UV curing dominates with 54.56% of 2025 share on smartphone-scale throughput, curing in less than 30 seconds and slicing Scope 2 emissions by 70% relative to convection ovens. Yet thermal curing is set to grow at 4.19% through 2031 as SiC modules and aerospace electronics demand post-cure stability above 175 °C, unattainable by UV systems. Room-temperature systems linger in field repairs and subsea splices, tolerating long cure cycles where equipment access is limited.

Electronics assembly lines champion UV to match pick-and-place cadence, while Boeing’s D6-82479 mandates a four-hour 150 °C post-cure for flight-control electronics, locking in thermal systems^{[2]Boeing, “D6-82479 Material Specification,” Boeing.com} . Thermal-cure epoxy delivers lap-shear strengths 35% higher than UV acrylate on aluminum, critical for vibration-prone automotive powertrains. Hybrid UV-thermally activated epoxies blur lines, with Electrolube’s 60-second full-cure product capturing applications previously locked to thermal alone. Room-temperature silicone has resurged in offshore wind, enabling on-site encapsulation without portable ovens.

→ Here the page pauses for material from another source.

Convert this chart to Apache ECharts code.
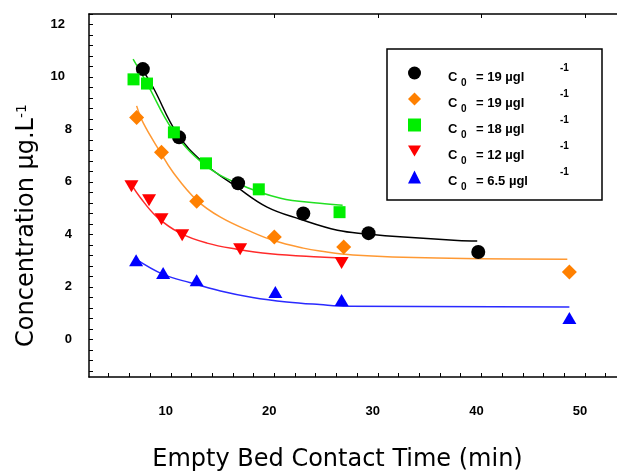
<!DOCTYPE html>
<html><head><meta charset="utf-8">
<script src="https://cdn.jsdelivr.net/npm/echarts@6/dist/echarts.min.js"></script>
<style>html,body{margin:0;padding:0;background:#fff}#c{width:617px;height:475px}</style>
</head><body><div id="c"></div>
<script>
// ---- data ----
const seriesNames = ['C0 = 19 µgl-1 (a)', 'C0 = 19 µgl-1 (b)', 'C0 = 18 µgl-1', 'C0 = 12 µgl-1', 'C0 = 6.5 µgl-1'];
const legendConc = ['19', '19', '18', '12', '6.5'];

const blackX = [7.3, 10.8, 16.5, 22.8, 29.1, 39.7];
const blackY = [9.9, 7.3, 5.55, 4.4, 3.65, 2.93];
const orangeX = [6.7, 9.1, 12.5, 20.0, 26.7, 48.5];
const orangeY = [8.06, 6.73, 4.87, 3.5, 3.12, 2.17];
const greenX = [6.4, 7.7, 10.3, 13.4, 18.5, 26.3];
const greenY = [9.51, 9.35, 7.49, 6.31, 5.32, 4.45];
const redX = [6.2, 7.9, 9.1, 11.1, 16.7, 26.5];
const redY = [5.44, 4.9, 4.18, 3.57, 3.04, 2.51];
const blueX = [6.65, 9.26, 12.5, 20.1, 26.5, 48.5];
const blueY = [2.62, 2.13, 1.86, 1.41, 1.10, 0.42];

const blackFitX = [7.2, 8.3, 10.6, 13.1, 16.4, 19.3, 22.5, 26.1, 29.0, 32.5, 37.7, 39.6];
const blackFitY = [9.92, 9.2, 7.45, 6.35, 5.4, 4.64, 4.18, 3.76, 3.62, 3.5, 3.37, 3.35];
const orangeFitX = [6.7, 7.35, 8.97, 10.2, 12.5, 14.8, 17.9, 20.0, 22.8, 24.4, 27.6, 35.7, 48.3];
const orangeFitY = [8.5, 7.84, 6.75, 5.98, 4.91, 4.26, 3.68, 3.36, 3.08, 2.97, 2.82, 2.70, 2.66];
const greenFitX = [6.36, 7.71, 10.2, 13.1, 16.4, 20.6, 24.4, 26.6];
const greenFitY = [10.28, 9.35, 7.57, 6.31, 5.55, 4.98, 4.79, 4.71];
const redFitX = [6.2, 7.03, 8.68, 10.9, 13.5, 16.4, 19.6, 24.4, 26.6];
const redFitY = [5.5, 5.02, 4.26, 3.65, 3.27, 3.04, 2.87, 2.74, 2.70];
const blueFitX = [6.56, 9.26, 11.9, 14.8, 17.9, 21.2, 24.4, 27.1, 48.5];
const blueFitY = [2.68, 2.08, 1.76, 1.45, 1.2, 1.03, 0.93, 0.87, 0.84];

// ---- ticks ----
const xLabelValues = [10, 20, 30, 40, 50];
const xTickValues = [4, 6, 8, 10, 12, 14, 16, 18, 20, 22, 24, 26, 28, 30, 32, 34, 36, 38, 40, 42, 44, 46, 48, 50, 52];
const yLabelValues = [0, 2, 4, 6, 8, 10, 12];
const yTickValues = [];
for (let k = -4; k <= 30; k++) yTickValues.push(Math.round(k * 0.4 * 10) / 10);

const xName = 'Empty Bed Contact Time (min)';
const yNameMain = 'Concentration µg.L';
const yNameSup = '-1';

const pair = (xs, ys) => xs.map((x, i) => [x, ys[i]]);
const colors = ['#000000', '#ff8000', '#00ee00', '#ff0000', '#0000ff'];
const lineColors = ['#000000', '#ff9933', '#22e022', '#ff2a2a', '#2a2aff'];
const pts = [pair(blackX, blackY), pair(orangeX, orangeY), pair(greenX, greenY), pair(redX, redY), pair(blueX, blueY)];
const fits = [pair(blackFitX, blackFitY), pair(orangeFitX, orangeFitY), pair(greenFitX, greenFitY), pair(redFitX, redFitY), pair(blueFitX, blueFitY)];
const downTri = 'path://M0,0L14,0L7,12Z';
const symbols = ['circle', 'diamond', 'rect', downTri, 'triangle'];
const sizes = [14, 15, 12, [14, 12], [14, 12]];

const tickFont = {fontFamily: 'Liberation Sans', fontWeight: 'bold', fontSize: 13, color: '#000'};
const legFont = {fontFamily: 'Liberation Sans', fontWeight: 'bold', color: '#000'};

const series = [];
fits.forEach((d, i) => series.push({
  type: 'line', data: d, smooth: 0.4, showSymbol: false, symbol: 'none',
  lineStyle: {color: lineColors[i], width: 1.5}, itemStyle: {color: lineColors[i]},
  z: 2, silent: true
}));
pts.forEach((d, i) => series.push({
  type: 'scatter', name: seriesNames[i], data: d, symbol: symbols[i], symbolSize: sizes[i],
  itemStyle: {color: colors[i], opacity: 1}, z: 5
}));

const chart = echarts.init(document.getElementById('c'));
chart.setOption({
  animation: false,
  backgroundColor: '#ffffff',
  grid: {left: 89, top: 14, right: 0, bottom: 98, containLabel: false, outerBoundsMode: 'none'},
  xAxis: [{
    type: 'value', min: 2.1, max: 53.1, position: 'bottom',
    axisLine: {show: true, onZero: false, lineStyle: {color: '#000', width: 1.5}},
    axisTick: {show: true, inside: true, length: 4, customValues: xTickValues, lineStyle: {color: '#000', width: 1}},
    axisLabel: Object.assign({show: true, customValues: xLabelValues, margin: 28, padding: [0, 10, 0, 0]}, tickFont),
    splitLine: {show: false},
    name: xName, nameLocation: 'middle', nameGap: 71,
    nameTextStyle: {fontFamily: 'DejaVu Sans', fontSize: 24, color: '#000', padding: [0, 31, 0, 0]}
  }, {
    type: 'value', min: 2.1, max: 53.1, position: 'top',
    axisLine: {show: true, onZero: false, lineStyle: {color: '#000', width: 1.5}},
    axisTick: {show: true, inside: true, length: 4, customValues: xLabelValues, lineStyle: {color: '#000', width: 1}},
    axisLabel: {show: false}, splitLine: {show: false}
  }],
  yAxis: [{
    type: 'value', min: -1.83, max: 12, position: 'left',
    axisLine: {show: true, onZero: false, lineStyle: {color: '#000', width: 1.5}},
    axisTick: {show: true, inside: true, length: 4, customValues: yTickValues, lineStyle: {color: '#000', width: 1}},
    axisLabel: Object.assign({
      show: true, customValues: yLabelValues, margin: 17, padding: [20, 0, 0, 0],
      formatter: v => (v >= 10 ? '{w|' + v + '}' : '{n|' + v + '}'),
      rich: {w: Object.assign({padding: [0, 7, 0, 0]}, tickFont), n: Object.assign({}, tickFont)}
    }, tickFont),
    splitLine: {show: false},
    name: '{a|' + yNameMain + '}{s|' + yNameSup + '}', nameLocation: 'middle', nameGap: 50, nameRotate: 90,
    nameTextStyle: {
      fontFamily: 'DejaVu Sans', fontSize: 24, color: '#000', padding: [0, 60, 0, 0],
      rich: {
        a: {fontFamily: 'DejaVu Sans', fontSize: 24, color: '#000'},
        s: {fontFamily: 'DejaVu Sans', fontSize: 14, color: '#000', verticalAlign: 'top'}
      }
    }
  }],
  legend: {
    orient: 'vertical', left: 387, top: 49, padding: [9, 26, 8, 21],
    itemGap: -4, itemWidth: 13, itemHeight: 13,
    borderColor: '#000', borderWidth: 1.5, backgroundColor: '#fff', borderRadius: 0,
    selectedMode: false,
    data: seriesNames.map((n, i) => ({name: n, icon: symbols[i], itemStyle: {color: colors[i]}})),
    formatter: name => {
      const i = seriesNames.indexOf(name);
      return '{p| }{c|C}{b|0}{t|= ' + legendConc[i] + ' µgl}{s|-1}';
    },
    textStyle: Object.assign({fontSize: 13, rich: {
      p: Object.assign({width: 22, lineHeight: 30, fontSize: 13}, legFont),
      c: Object.assign({width: 13, lineHeight: 10, verticalAlign: 'bottom', padding: [0, 0, 4, 0], fontSize: 13}, legFont),
      b: Object.assign({width: 15, lineHeight: 10, verticalAlign: 'bottom', fontSize: 10}, legFont),
      t: Object.assign({width: 84, lineHeight: 10, verticalAlign: 'bottom', padding: [0, 0, 4, 0], fontSize: 13}, legFont),
      s: Object.assign({width: 16, lineHeight: 10, verticalAlign: 'top', padding: [5, 0, 0, 0], fontSize: 10}, legFont)
    }}, legFont)
  },
  series: series
});
</script>
</body></html>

Note: Segment shares of all individual segments available upon report purchase

By End-user Industry: Electronics Leads While Automotive Broadens Thermal Requirements

Electronics accounted for 44.74% share of the potting compound market size in 2025 and is projected to post the fastest 4.45% CAGR through 2031, lifted by 5G base-stations, high-density edge servers, and a surge in AI-enabled consumer devices. Smartphone assemblers demand low-viscosity, UV-curable chemistries that fill cavities smaller than 5 mm³ in cycle times under 30 seconds, while data-center power supplies specify high-thermal-conductivity silicones rated above 4 W/m·K to manage more than 15 W/cm² heat flux. The expanding electronics footprint in Asia-Pacific underpins regional dominance, with Chinese smartphone hubs alone consuming more potting compound than the entire European automotive sector.

Automotive’s share is driven by potting for EV battery packs, traction inverters, and radar modules that require flame-retardant ratings up to UL 94 V-0 and thermal conductivity above 3 W/m·K. Polyurethane and silicone hybrids are favored because they retain dielectric strength after 2,000 thermal cycles between -40 °C and 125 °C, a performance envelope that commodity epoxy cannot match. Aerospace remains a high-margin niche in which qualification cycles span 36 months and materials must pass RTCA DO-160G salt-fog and thermal-shock protocols, limiting the field to a handful of AS9100-certified suppliers. Industrial application prioritize low cost and rapid availability, keeping commodity epoxies relevant even as regulatory VOC caps tighten. 

Note: Segment shares of all individual segments available upon report purchase

Geography Analysis

Asia-Pacific captures 42.77% of 2025 revenue, and its 3.96% CAGR keeps the region atop the potting compound market through 2031. China accounts for major regional demand, driven by smartphone and IoT assembly in Guangdong, Jiangsu, and Zhejiang, where annual output tops 2 billion units. Japan’s market is smaller but premium, anchored by Nagase and Resonac silicone lines qualified for hybrid-vehicle inverters. South Korea’s demand is tethered to semiconductor packaging; sub-7 nm nodes consume high-thermal-conductivity epoxy underfills that dissipate 300 W/cm². India accelerates under the Production-Linked Incentive scheme, with Tata Electronics sourcing UV-curable potting domestically since 2025. Vietnam’s imports jumped 41% in 2025 as brands diversify assembly beyond China.

North America is also growing amid mature electronics and automotive bases. U.S. consumption rises on CHIPS-funded packaging lines; Intel’s Arizona plant will require 1,200 t/year of potting once fully operational in 2026. Canada’s automotive cluster pivots to bio-based epoxies to trim Scope 3 emissions, while Mexico attracts near-shored EV assemblies served by Henkel’s Querétaro technical center. VOC caps and Proposition 65 labeling elevate compliance costs but also raise entry barriers that favor established players.

Europe's demand is driven by Germany’s EV traction inverters and industrial drives. The U.K. leans on aerospace and defense, with BAE Systems standardizing thermal-cure epoxy in avionics. France’s silicone usage grows via offshore wind and solar inverters, as seen in TotalEnergies’ 1-GW Normandy project. Nordic procurement policies prefer formulations with ≥20% recycled content, accelerating R&D into circular chemistries.

South America and Middle-East and Africa jointly account for lower market share. Brazil’s automotive electronics and Embraer avionics is sourcing thermal-cure epoxy from overseas suppliers Saudi Arabia and the UAE spur regional demand through gigawatt-scale solar complexes, specifying silicone potting rated for 65 °C ambient. South Africa leverages potting for smart-meter rollouts in Eskom’s grid upgrade, though local formulation capabilities remain limited.